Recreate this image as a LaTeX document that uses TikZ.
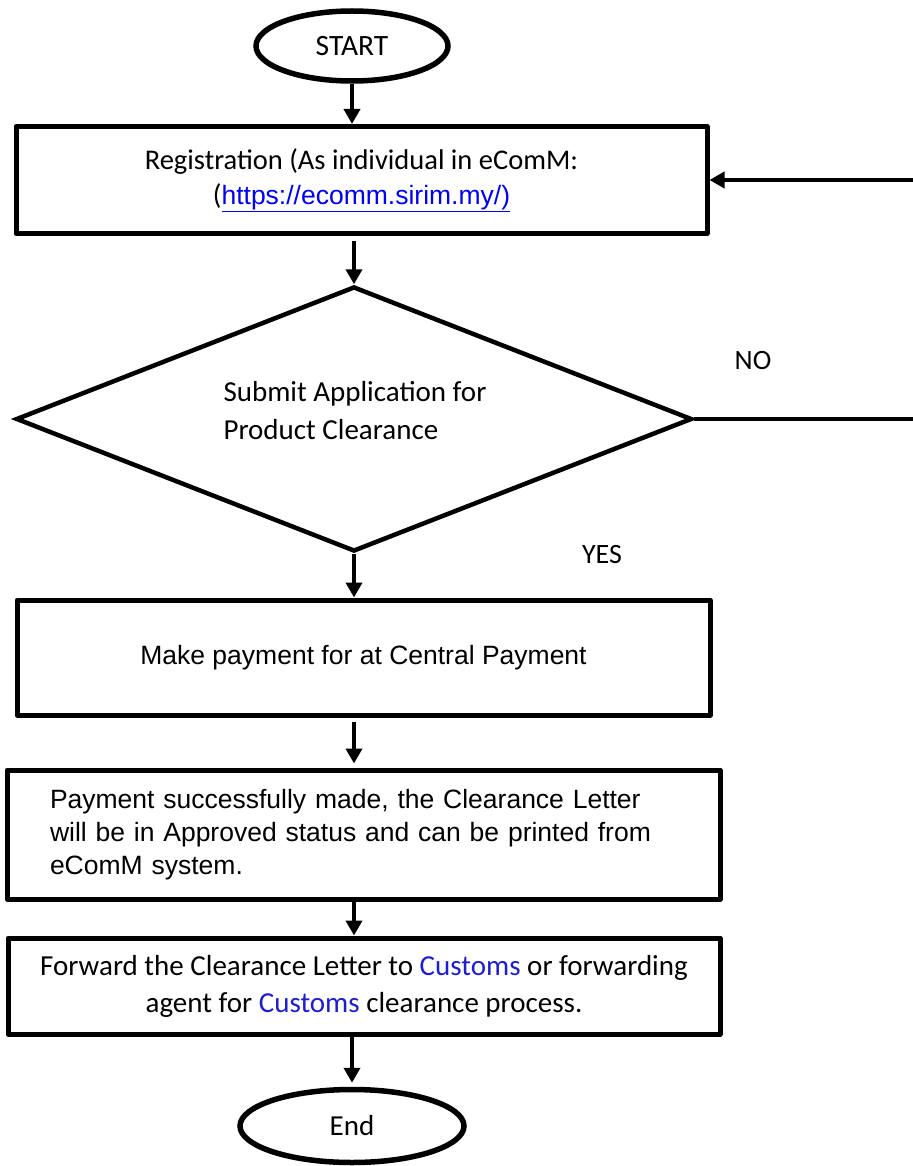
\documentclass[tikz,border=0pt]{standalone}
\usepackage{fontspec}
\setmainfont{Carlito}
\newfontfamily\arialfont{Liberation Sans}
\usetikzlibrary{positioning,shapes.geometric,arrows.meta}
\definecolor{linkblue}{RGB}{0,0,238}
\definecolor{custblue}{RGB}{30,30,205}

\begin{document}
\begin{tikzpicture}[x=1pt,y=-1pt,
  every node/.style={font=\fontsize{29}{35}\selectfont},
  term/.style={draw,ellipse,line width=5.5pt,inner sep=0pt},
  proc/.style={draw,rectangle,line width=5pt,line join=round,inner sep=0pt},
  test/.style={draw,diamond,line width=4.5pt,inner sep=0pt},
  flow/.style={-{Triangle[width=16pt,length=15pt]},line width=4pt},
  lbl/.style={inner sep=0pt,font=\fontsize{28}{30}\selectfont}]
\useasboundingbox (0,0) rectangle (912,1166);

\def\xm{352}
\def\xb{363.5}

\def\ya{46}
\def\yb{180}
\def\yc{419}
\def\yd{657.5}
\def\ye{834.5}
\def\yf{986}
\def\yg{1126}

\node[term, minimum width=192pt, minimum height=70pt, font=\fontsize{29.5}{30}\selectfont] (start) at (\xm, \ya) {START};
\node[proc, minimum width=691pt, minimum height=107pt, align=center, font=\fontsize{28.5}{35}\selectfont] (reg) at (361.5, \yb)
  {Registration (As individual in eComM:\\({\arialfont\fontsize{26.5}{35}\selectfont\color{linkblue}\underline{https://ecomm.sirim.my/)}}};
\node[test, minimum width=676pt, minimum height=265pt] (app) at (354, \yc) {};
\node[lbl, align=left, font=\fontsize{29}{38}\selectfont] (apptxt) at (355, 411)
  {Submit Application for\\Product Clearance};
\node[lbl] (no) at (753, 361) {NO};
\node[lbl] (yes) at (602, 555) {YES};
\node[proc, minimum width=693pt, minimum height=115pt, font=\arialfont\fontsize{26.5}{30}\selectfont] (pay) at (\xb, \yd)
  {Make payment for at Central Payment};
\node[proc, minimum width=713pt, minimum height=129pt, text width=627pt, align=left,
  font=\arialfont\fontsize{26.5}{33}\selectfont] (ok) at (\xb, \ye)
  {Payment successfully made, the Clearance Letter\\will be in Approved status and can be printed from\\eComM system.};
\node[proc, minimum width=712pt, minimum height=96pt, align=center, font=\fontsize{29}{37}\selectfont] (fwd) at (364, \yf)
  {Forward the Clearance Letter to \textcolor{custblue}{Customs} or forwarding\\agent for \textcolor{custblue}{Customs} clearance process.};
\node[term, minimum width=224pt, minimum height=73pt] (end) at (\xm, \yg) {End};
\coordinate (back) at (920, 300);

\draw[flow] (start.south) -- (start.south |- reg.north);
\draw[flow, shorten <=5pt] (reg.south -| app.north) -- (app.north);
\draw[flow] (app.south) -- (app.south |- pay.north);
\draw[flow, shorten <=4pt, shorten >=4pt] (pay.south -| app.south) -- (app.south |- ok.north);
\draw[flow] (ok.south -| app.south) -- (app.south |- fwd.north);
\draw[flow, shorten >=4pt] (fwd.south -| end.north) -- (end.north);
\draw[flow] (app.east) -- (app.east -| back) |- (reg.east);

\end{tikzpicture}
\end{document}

----

Prompt —
Leave out the pictures and transcribe everything else exactly.

Output —
Recreate this image as a LaTeX document that uses TikZ.
\documentclass[tikz,border=0pt]{standalone}
\usepackage{fontspec}
\setmainfont{Carlito}
\newfontfamily\arialfont{Liberation Sans}
\usetikzlibrary{positioning,shapes.geometric,arrows.meta}
\definecolor{linkblue}{RGB}{0,0,238}
\definecolor{custblue}{RGB}{30,30,205}

\begin{document}
\begin{tikzpicture}[x=1pt,y=-1pt,
  every node/.style={font=\fontsize{29}{35}\selectfont},
  term/.style={draw,ellipse,line width=5.5pt,inner sep=0pt},
  proc/.style={draw,rectangle,line width=5pt,line join=round,inner sep=0pt},
  test/.style={draw,diamond,line width=4.5pt,inner sep=0pt},
  flow/.style={-{Triangle[width=16pt,length=15pt]},line width=4pt},
  lbl/.style={inner sep=0pt,font=\fontsize{28}{30}\selectfont}]
\useasboundingbox (0,0) rectangle (912,1166);

\def\xm{352}
\def\xb{363.5}

\def\ya{46}
\def\yb{180}
\def\yc{419}
\def\yd{657.5}
\def\ye{834.5}
\def\yf{986}
\def\yg{1126}

\node[term, minimum width=192pt, minimum height=70pt, font=\fontsize{29.5}{30}\selectfont] (start) at (\xm, \ya) {START};
\node[proc, minimum width=691pt, minimum height=107pt, align=center, font=\fontsize{28.5}{35}\selectfont] (reg) at (361.5, \yb)
  {Registration (As individual in eComM:\\({\arialfont\fontsize{26.5}{35}\selectfont\color{linkblue}\underline{https://ecomm.sirim.my/)}}};
\node[test, minimum width=676pt, minimum height=265pt] (app) at (354, \yc) {};
\node[lbl, align=left, font=\fontsize{29}{38}\selectfont] (apptxt) at (355, 411)
  {Submit Application for\\Product Clearance};
\node[lbl] (no) at (753, 361) {NO};
\node[lbl] (yes) at (602, 555) {YES};
\node[proc, minimum width=693pt, minimum height=115pt, font=\arialfont\fontsize{26.5}{30}\selectfont] (pay) at (\xb, \yd)
  {Make payment for at Central Payment};
\node[proc, minimum width=713pt, minimum height=129pt, text width=627pt, align=left,
  font=\arialfont\fontsize{26.5}{33}\selectfont] (ok) at (\xb, \ye)
  {Payment successfully made, the Clearance Letter\\will be in Approved status and can be printed from\\eComM system.};
\node[proc, minimum width=712pt, minimum height=96pt, align=center, font=\fontsize{29}{37}\selectfont] (fwd) at (364, \yf)
  {Forward the Clearance Letter to \textcolor{custblue}{Customs} or forwarding\\agent for \textcolor{custblue}{Customs} clearance process.};
\node[term, minimum width=224pt, minimum height=73pt] (end) at (\xm, \yg) {End};
\coordinate (back) at (920, 300);

\draw[flow] (start.south) -- (start.south |- reg.north);
\draw[flow, shorten <=5pt] (reg.south -| app.north) -- (app.north);
\draw[flow] (app.south) -- (app.south |- pay.north);
\draw[flow, shorten <=4pt, shorten >=4pt] (pay.south -| app.south) -- (app.south |- ok.north);
\draw[flow] (ok.south -| app.south) -- (app.south |- fwd.north);
\draw[flow, shorten >=4pt] (fwd.south -| end.north) -- (end.north);
\draw[flow] (app.east) -- (app.east -| back) |- (reg.east);

\end{tikzpicture}
\end{document}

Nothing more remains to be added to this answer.